### Instructions for the task
From the entries that follow, list every line in which the string "this" appears.

### Dataset records
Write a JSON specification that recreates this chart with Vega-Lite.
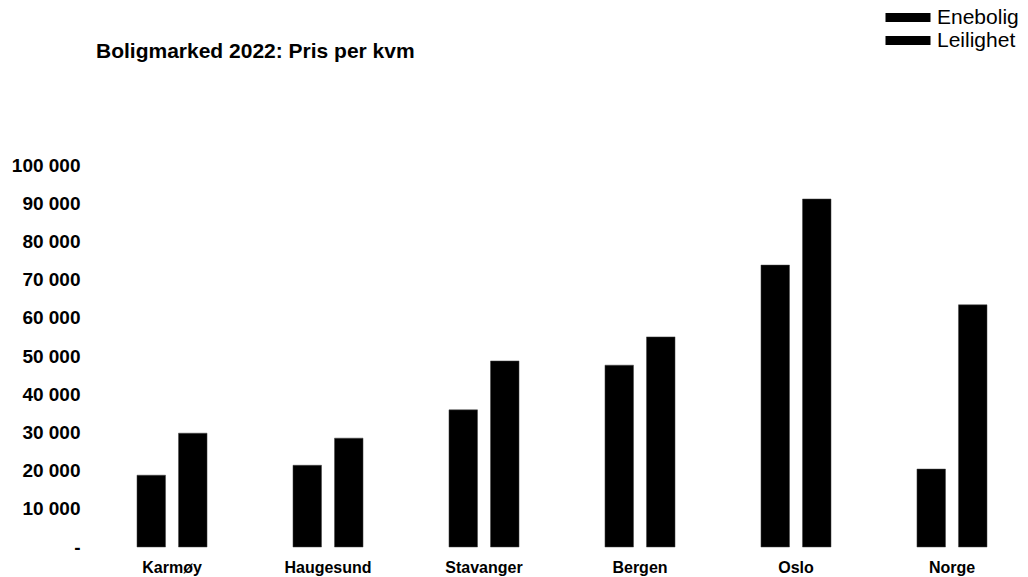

* * *

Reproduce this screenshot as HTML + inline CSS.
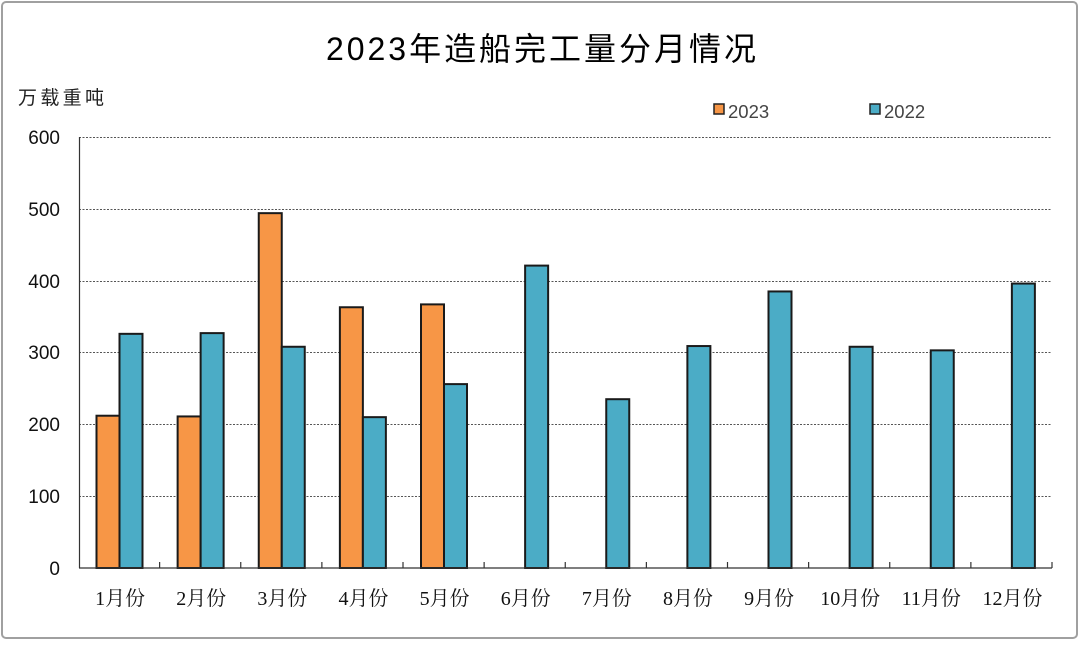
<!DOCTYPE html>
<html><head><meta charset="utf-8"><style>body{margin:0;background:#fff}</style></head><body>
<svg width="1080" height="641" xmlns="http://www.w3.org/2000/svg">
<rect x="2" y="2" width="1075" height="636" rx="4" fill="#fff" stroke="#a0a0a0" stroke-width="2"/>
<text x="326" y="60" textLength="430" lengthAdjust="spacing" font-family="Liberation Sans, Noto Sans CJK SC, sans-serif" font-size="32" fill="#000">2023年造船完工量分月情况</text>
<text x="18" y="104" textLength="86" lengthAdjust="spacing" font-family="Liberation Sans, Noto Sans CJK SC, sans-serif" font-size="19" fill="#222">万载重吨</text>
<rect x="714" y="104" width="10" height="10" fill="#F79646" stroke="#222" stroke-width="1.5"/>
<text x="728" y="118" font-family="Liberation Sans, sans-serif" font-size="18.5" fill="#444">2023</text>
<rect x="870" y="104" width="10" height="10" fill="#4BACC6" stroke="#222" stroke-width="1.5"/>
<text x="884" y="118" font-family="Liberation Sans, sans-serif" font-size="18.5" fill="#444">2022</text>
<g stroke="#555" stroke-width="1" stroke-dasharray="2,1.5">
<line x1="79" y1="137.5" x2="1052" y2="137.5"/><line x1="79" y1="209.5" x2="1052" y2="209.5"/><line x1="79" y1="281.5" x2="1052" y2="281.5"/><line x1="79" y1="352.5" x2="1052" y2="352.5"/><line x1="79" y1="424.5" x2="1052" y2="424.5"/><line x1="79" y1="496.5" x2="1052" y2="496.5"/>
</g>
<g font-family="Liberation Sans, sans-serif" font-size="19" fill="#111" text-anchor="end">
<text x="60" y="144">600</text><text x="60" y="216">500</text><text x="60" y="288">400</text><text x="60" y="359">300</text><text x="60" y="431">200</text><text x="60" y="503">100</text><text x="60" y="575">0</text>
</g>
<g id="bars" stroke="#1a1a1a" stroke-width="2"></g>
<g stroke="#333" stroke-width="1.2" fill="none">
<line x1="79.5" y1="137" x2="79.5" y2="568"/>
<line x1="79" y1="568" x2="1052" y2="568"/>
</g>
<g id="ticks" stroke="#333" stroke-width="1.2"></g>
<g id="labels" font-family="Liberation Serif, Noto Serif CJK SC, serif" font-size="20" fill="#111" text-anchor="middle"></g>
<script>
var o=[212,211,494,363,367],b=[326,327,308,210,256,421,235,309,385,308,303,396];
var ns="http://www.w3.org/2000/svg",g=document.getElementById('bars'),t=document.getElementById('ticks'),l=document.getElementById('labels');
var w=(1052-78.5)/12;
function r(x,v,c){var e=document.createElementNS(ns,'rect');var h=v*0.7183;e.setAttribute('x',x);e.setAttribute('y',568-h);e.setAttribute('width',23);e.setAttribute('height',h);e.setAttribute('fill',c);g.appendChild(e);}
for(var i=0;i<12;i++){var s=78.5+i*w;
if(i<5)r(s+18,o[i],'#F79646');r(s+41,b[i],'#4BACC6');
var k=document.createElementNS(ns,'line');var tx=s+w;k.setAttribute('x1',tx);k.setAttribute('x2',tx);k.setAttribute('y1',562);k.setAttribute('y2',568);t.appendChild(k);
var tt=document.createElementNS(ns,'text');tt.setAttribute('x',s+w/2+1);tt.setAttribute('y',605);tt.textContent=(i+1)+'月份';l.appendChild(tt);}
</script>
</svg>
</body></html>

### Written answer
Write a JSON specification that recreates this chart with Vega-Lite.
Reproduce this screenshot as HTML + inline CSS.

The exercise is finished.